It may be one of Europe’s busiest motorways… and certainly the UKs most loathed but this weekend marks the 30 anniversary of the opening of the M25…
Living in West Sussex as I do I cannot visit relatives in the north or midlands without enduring the dreaded M25. Opened on the 30th October 1986 by the then Prime Minister the Rt Hon Margaret Thatcher, this motorway has most certainly divided opinion just as much as the aforementioned lady who cut the ribbon all those 30 years ago.
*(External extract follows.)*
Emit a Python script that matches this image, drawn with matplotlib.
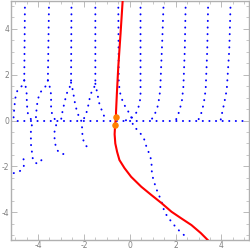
"""
Level curves (blue dotted), a path (red) and two saddle points (orange).
"""

import matplotlib

matplotlib.use("Agg")
import matplotlib.pyplot as plt
from matplotlib.ticker import MultipleLocator

# real axis, also a level curve
axis_curve = [(-5.2, 0.0), (5.2, 0.0)]

# columns left of the path: each one forks near y = 1.5
col_a_up = [(-4.57, 5.2), (-4.6, 1.75), (-4.68, 1.52), (-4.8, 1.42), (-4.9, 1.3),
            (-4.97, 1.08), (-5.01, 0.82), (-5.03, 0.55), (-5.06, 0.29), (-5.07, 0.0)]
col_a_down = [(-4.6, 1.75), (-4.53, 1.43), (-4.49, 1.12), (-4.49, 0.82), (-4.47, 0.55),
              (-4.44, 0.29), (-4.35, 0.12), (-4.27, 0.0), (-4.27, -0.23), (-4.31, -0.49),
              (-4.31, -0.76), (-4.31, -1.02), (-4.27, -1.32), (-4.25, -1.59),
              (-4.16, -1.82), (-4.02, -1.88), (-3.9, -1.8), (-3.79, -1.63)]
col_a_low = [(-5.06, -2.29), (-4.79, -2.2), (-4.62, -2.03), (-4.62, -1.72), (-4.71, -1.46)]

col_b_up = [(-3.52, 5.2), (-3.57, 1.75), (-3.66, 1.5), (-3.8, 1.34), (-3.92, 1.2),
            (-3.98, 1.0), (-4.04, 0.7), (-4.07, 0.42), (-4.09, 0.15), (-4.1, 0.0)]
col_b_down = [(-3.57, 1.75), (-3.48, 1.43), (-3.43, 1.12), (-3.43, 0.82), (-3.43, 0.55),
              (-3.39, 0.29), (-3.31, 0.12), (-3.23, 0.0), (-3.21, -0.23), (-3.28, -0.49),
              (-3.28, -0.76), (-3.25, -1.02), (-3.17, -1.28), (-3.05, -1.42),
              (-2.9, -1.46), (-2.73, -1.37)]

col_c_up = [(-2.54, 5.2), (-2.56, 1.65), (-2.62, 1.45), (-2.7, 1.3), (-2.77, 1.1),
            (-2.84, 0.8), (-2.9, 0.55), (-2.95, 0.3), (-3.0, 0.0)]
col_c_down = [(-2.56, 1.65), (-2.48, 1.3), (-2.43, 1.0), (-2.38, 0.7), (-2.3, 0.4),
              (-2.2, 0.12), (-2.12, 0.0), (-2.08, -0.3), (-2.07, -0.55), (-2.03, -0.84),
              (-1.94, -1.06), (-1.84, -1.17), (-1.72, -1.2)]

col_d_up = [(-1.50, 5.2), (-1.50, 1.6), (-1.56, 1.42), (-1.66, 1.25), (-1.73, 1.05),
            (-1.78, 0.8), (-1.83, 0.55), (-1.9, 0.3), (-2.0, 0.08), (-2.05, 0.0)]
col_d_down = [(-1.50, 1.6), (-1.45, 1.35), (-1.4, 1.12), (-1.36, 0.86), (-1.30, 0.65),
              (-1.21, 0.42), (-1.11, 0.17), (-1.05, 0.0)]

# column next to the path, running on below the axis to the bottom right
col_e = [(-0.5, 5.2), (-0.48, 1.7), (-0.45, 1.4), (-0.42, 1.2), (-0.35, 0.95),
         (-0.25, 0.7), (-0.1, 0.45), (0.05, 0.2), (0.1, 0.0), (0.15, -0.25),
         (0.34, -0.41), (0.51, -0.62), (0.64, -0.84), (0.73, -1.15), (0.82, -1.37),
         (0.91, -1.63), (0.95, -1.89), (0.96, -2.2), (1.01, -2.49), (1.08, -2.73),
         (1.16, -2.98), (1.27, -3.24), (1.38, -3.51), (1.52, -4.0), (1.84, -4.44),
         (2.0, -4.63), (2.18, -4.82), (2.37, -4.99)]

# columns right of the path, bending left onto the axis
col_f = [(0.47, 5.2), (0.47, 1.0), (0.42, 0.75), (0.35, 0.45), (0.2, 0.2), (0.0, 0.06),
         (-0.2, 0.0)]
col_g = [(1.48, 5.2), (1.45, 4.4), (1.42, 3.54), (1.37, 2.37), (1.33, 1.33), (1.27, 0.9),
         (1.2, 0.54), (1.08, 0.25), (0.96, 0.06), (0.93, 0.0)]
col_h = [(2.44, 5.2), (2.40, 3.09), (2.34, 1.49), (2.28, 0.9), (2.18, 0.47), (2.08, 0.17),
         (2.0, 0.0)]
col_i = [(3.42, 5.2), (3.38, 3.09), (3.31, 1.34), (3.23, 0.76), (3.13, 0.35), (3.01, 0.07),
         (2.98, 0.0)]
col_j = [(4.40, 5.2), (4.34, 3.09), (4.23, 1.34), (4.12, 0.76), (4.04, 0.39), (3.98, 0.1),
         (3.96, 0.0)]

blue_curves = [axis_curve, col_a_up, col_a_down, col_a_low, col_b_up, col_b_down,
               col_c_up, col_c_down, col_d_up, col_d_down, col_e, col_f, col_g,
               col_h, col_i, col_j]

path_x = [-0.31, -0.40, -0.50, -0.56, -0.60, -0.60, -0.64, -0.66, -0.63, -0.55, -0.45,
          -0.23, 0.06, 0.5, 0.94, 1.38, 1.82, 2.25, 2.69, 3.1, 3.4]
path_y = [5.2, 3.8, 2.34, 1.2, 0.34, 0.14, -0.21, -0.6, -1.0, -1.37, -1.72, -2.07,
          -2.45, -2.88, -3.24, -3.59, -3.97, -4.26, -4.55, -4.9, -5.2]

saddle_x = [-0.60, -0.64]
saddle_y = [0.14, -0.21]

tick_values = [-4, -2, 0, 2, 4]
tick_labels = ["-4", "-2", "0", "2", "4"]


def main():
    fig = plt.figure(figsize=(2.5, 2.5), dpi=100)
    ax = fig.add_axes([0.042, 0.04, 0.954, 0.956])

    for curve in blue_curves:
        xs, ys = zip(*curve)
        ax.plot(xs, ys, color="#0000ff", lw=1.4, dashes=(0.1, 3.3),
                dash_capstyle="round", solid_capstyle="round")

    ax.plot(path_x, path_y, color="#ff0000", lw=1.5, zorder=3)
    ax.scatter(saddle_x, saddle_y, s=22, color="#ff8000", zorder=4, linewidths=0)

    ax.set_xlim(-5.2, 5.2)
    ax.set_ylim(-5.2, 5.2)
    ax.xaxis.set_minor_locator(MultipleLocator(0.5))
    ax.yaxis.set_minor_locator(MultipleLocator(0.5))
    ax.tick_params(which="both", direction="in", top=True, right=True, color="#b0b0b0",
                   labelcolor="#808080", labelsize=5.5, pad=1.0)
    ax.tick_params(which="major", length=4, width=0.6)
    ax.tick_params(which="minor", length=2, width=0.5)
    ax.set_xticks(tick_values)
    ax.set_xticklabels(tick_labels)
    ax.set_yticks(tick_values)
    ax.set_yticklabels(tick_labels)
    for s in ax.spines.values():
        s.set_color("#b0b0b0")
        s.set_linewidth(1.0)

    fig.savefig("out.png", dpi=100)


if __name__ == "__main__":
    main()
But go further back to the 1960s and an even bolder idea had been thought up. Plans were developed to provide a series of roads and motorways to combat congestion within London. This scheme was known as The London Ringway. The idea would be to circle London with more than one major trunk road thus avoiding the centre of London for through passing through or around. But following pressure from Councils, residents and budgets, the original four ring idea was scrapped.
A Royal Commission first suggested a ring road for London in 1905 but only parts of the planned road were created at that time. By the 1970s, the huge growth of motor traffic had led to firm Government plans for what became the M25. The last 13 miles from Micklefield to South Mimms opened ahead of schedule in October 1986.
Some M25 facts:
The M25 has 33 junctions. There are 234 bridges over or under the motorway itself with 20 more built on other motorways and trunk roads.
For the road surface alone contractors used more than 2 million tonnes of concrete and 3.5 million tonnes of ‘black top’. Some 500,000 yards of crash barrier guard its central reservations.
Its extensive landscaping has involved the planting of well over 2.1 million trees and shrubs.
Before the first sod of earth could be dug, the route had to go through public consultation and a series of Public Inquiries. As a result and in total the route was subject to no fewer than 39 Public Inquiries lasting a total of almost two years sitting time.
The public inquiries led to more than twenty changes or modifications on the route, the doubling of the length of the tunnel at Epping Forest and the extensive use for cuttings to hide the road as it passed through an Area of Outstanding Beauty near Swanley and Sevenoaks.
Total cost of the motorway in 1986 was nearly £1,000 million. The European Community contributed £5.8 million in transport infrastructure grants.
The M25 is not a complete circle of motorway despite what many people think. The Essex – Kent link section near the Thames is in fact an “A” road. England’s only complete uninterrupted motorway circle is the M60 around Manchester.